**Entries with chart source code**:

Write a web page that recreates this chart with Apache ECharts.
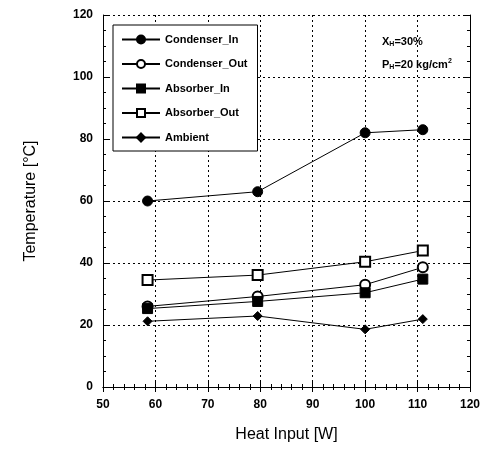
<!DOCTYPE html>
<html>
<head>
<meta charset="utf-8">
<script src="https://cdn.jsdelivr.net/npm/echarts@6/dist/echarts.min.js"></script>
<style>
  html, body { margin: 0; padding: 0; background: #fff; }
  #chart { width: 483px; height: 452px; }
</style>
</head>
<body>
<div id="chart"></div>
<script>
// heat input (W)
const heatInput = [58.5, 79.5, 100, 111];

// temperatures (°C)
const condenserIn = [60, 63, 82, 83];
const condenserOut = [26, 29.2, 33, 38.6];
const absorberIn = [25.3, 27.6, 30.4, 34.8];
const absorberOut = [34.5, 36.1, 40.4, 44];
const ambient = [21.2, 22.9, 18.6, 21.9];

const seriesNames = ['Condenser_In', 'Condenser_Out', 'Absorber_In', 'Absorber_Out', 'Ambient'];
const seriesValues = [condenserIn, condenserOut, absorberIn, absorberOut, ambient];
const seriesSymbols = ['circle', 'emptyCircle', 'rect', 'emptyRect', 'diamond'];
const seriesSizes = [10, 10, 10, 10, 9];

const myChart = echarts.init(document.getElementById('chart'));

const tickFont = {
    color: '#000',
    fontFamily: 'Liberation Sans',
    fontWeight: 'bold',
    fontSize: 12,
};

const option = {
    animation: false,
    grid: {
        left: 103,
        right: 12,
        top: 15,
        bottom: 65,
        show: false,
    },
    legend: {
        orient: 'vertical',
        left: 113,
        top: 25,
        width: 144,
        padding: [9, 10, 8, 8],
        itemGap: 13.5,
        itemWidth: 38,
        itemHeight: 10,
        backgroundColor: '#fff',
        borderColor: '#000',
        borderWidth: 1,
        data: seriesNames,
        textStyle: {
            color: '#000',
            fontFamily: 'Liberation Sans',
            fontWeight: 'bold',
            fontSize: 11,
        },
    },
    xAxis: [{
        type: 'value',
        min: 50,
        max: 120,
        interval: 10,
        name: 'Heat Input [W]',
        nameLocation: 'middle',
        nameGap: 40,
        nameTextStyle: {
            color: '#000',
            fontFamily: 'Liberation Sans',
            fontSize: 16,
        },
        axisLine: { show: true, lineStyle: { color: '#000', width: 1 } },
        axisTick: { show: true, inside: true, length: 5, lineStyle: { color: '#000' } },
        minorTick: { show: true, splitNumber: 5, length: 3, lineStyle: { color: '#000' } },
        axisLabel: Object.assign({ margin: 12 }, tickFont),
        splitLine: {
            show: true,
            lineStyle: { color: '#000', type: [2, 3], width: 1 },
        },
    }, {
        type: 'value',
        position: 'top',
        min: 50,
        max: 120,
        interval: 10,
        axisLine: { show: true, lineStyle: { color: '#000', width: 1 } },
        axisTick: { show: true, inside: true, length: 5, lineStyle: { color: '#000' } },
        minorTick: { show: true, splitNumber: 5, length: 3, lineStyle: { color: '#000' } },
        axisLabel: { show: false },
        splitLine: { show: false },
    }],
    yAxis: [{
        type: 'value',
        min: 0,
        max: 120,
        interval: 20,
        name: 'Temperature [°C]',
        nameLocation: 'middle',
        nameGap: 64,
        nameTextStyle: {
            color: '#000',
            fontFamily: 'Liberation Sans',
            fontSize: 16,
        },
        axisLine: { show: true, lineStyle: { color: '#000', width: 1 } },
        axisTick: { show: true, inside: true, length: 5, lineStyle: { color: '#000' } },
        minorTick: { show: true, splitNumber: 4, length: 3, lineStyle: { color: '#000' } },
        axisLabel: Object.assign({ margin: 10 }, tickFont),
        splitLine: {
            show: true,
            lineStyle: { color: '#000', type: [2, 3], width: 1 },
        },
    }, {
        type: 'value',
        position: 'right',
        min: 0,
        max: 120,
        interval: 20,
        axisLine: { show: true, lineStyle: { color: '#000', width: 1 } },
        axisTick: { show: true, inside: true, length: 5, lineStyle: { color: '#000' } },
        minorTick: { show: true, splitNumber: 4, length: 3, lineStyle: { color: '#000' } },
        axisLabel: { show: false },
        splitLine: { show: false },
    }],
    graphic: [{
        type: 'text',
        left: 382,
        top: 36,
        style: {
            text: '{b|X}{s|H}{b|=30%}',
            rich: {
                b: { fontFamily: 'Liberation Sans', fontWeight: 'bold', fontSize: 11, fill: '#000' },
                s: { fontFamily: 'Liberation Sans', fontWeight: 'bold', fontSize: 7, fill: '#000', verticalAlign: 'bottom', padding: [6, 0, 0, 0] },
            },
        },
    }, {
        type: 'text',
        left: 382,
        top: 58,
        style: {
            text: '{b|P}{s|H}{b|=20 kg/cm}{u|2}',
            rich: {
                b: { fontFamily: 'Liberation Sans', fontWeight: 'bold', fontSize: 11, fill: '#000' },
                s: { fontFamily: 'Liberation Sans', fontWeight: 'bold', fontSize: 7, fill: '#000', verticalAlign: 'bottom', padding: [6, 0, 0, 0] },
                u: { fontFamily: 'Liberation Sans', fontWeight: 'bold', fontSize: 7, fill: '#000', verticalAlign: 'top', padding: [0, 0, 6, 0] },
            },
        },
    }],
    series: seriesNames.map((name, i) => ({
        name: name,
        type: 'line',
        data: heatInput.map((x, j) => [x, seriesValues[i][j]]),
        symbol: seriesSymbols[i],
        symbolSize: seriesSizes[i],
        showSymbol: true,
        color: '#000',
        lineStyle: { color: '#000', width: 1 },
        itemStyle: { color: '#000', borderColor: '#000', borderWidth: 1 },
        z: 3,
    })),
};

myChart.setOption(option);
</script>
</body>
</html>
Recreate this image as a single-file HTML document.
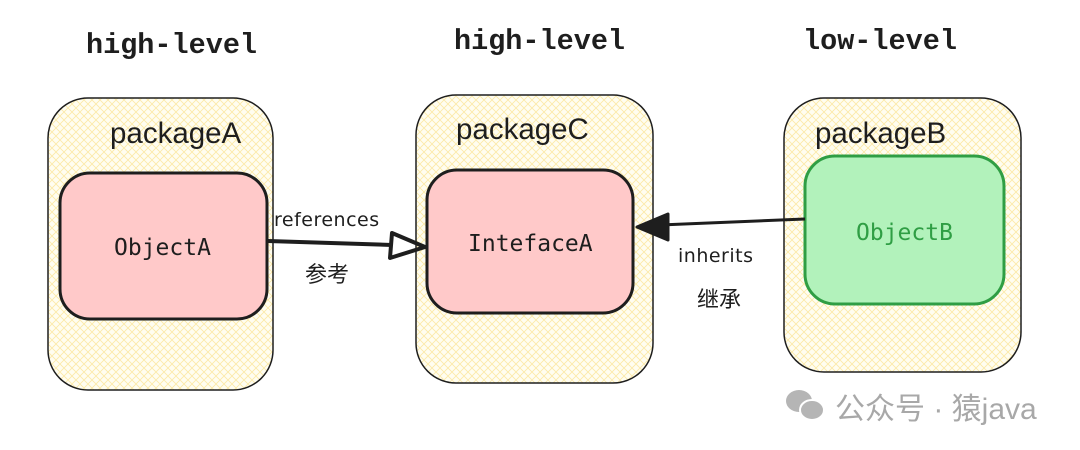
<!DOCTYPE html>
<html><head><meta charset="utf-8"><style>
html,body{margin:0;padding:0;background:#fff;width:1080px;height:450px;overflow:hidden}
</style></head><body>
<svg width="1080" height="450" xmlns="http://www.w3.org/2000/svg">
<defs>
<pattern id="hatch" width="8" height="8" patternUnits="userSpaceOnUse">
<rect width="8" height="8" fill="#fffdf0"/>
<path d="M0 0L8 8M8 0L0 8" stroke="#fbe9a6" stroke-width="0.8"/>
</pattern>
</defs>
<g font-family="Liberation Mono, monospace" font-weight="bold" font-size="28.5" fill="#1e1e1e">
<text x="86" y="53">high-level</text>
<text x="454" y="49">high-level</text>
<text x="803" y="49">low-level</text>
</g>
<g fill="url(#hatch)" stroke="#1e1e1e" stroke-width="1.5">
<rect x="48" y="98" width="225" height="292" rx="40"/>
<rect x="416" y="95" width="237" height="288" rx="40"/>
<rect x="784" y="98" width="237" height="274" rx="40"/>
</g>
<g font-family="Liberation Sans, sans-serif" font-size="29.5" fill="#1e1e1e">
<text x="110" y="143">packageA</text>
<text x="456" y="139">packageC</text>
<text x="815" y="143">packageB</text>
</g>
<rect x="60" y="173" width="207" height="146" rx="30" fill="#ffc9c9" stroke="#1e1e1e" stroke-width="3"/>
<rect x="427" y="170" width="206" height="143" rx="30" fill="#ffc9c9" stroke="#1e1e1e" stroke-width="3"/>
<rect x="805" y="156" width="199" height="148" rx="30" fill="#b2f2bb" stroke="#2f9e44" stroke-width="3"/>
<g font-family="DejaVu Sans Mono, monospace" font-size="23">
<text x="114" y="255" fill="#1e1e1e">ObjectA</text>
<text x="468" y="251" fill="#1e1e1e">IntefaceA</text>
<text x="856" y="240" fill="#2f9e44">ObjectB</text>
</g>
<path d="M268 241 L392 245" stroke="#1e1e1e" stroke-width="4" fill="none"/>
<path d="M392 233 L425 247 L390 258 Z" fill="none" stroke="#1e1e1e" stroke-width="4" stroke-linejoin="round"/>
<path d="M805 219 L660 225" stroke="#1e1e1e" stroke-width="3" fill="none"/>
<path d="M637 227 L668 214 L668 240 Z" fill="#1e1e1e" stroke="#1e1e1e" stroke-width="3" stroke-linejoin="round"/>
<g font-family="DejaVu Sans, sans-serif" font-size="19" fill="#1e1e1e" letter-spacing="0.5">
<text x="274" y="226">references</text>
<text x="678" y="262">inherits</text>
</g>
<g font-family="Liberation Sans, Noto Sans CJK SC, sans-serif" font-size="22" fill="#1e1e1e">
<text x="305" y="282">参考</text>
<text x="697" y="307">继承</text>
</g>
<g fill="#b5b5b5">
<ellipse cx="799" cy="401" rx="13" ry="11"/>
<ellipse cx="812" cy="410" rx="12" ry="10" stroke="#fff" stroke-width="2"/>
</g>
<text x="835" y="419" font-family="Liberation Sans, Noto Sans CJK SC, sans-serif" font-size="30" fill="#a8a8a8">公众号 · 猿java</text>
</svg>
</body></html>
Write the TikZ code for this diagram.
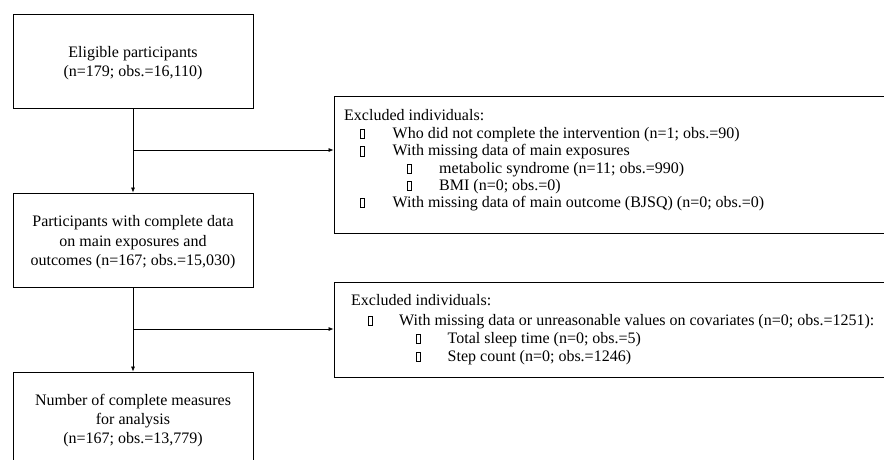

**Goal**: The lines from the start of the data through the line that contains "const myChart = echarts.init(document.getElementById('chart'));" are to be returned exactly, please, with both ends included and every picture left out.

**Task response**:
Write a web page that recreates this chart with Apache ECharts.
<!DOCTYPE html>
<html>
<head>
<meta charset="utf-8">
<script src="https://cdn.jsdelivr.net/npm/echarts@6/dist/echarts.min.js"></script>
<style>
  html, body { margin: 0; padding: 0; background: #fff; }
  #chart { width: 483px; height: 452px; }
</style>
</head>
<body>
<div id="chart"></div>
<script>
// heat input (W)
const heatInput = [58.5, 79.5, 100, 111];

// temperatures (°C)
const condenserIn = [60, 63, 82, 83];
const condenserOut = [26, 29.2, 33, 38.6];
const absorberIn = [25.3, 27.6, 30.4, 34.8];
const absorberOut = [34.5, 36.1, 40.4, 44];
const ambient = [21.2, 22.9, 18.6, 21.9];

const seriesNames = ['Condenser_In', 'Condenser_Out', 'Absorber_In', 'Absorber_Out', 'Ambient'];
const seriesValues = [condenserIn, condenserOut, absorberIn, absorberOut, ambient];
const seriesSymbols = ['circle', 'emptyCircle', 'rect', 'emptyRect', 'diamond'];
const seriesSizes = [10, 10, 10, 10, 9];

const myChart = echarts.init(document.getElementById('chart'));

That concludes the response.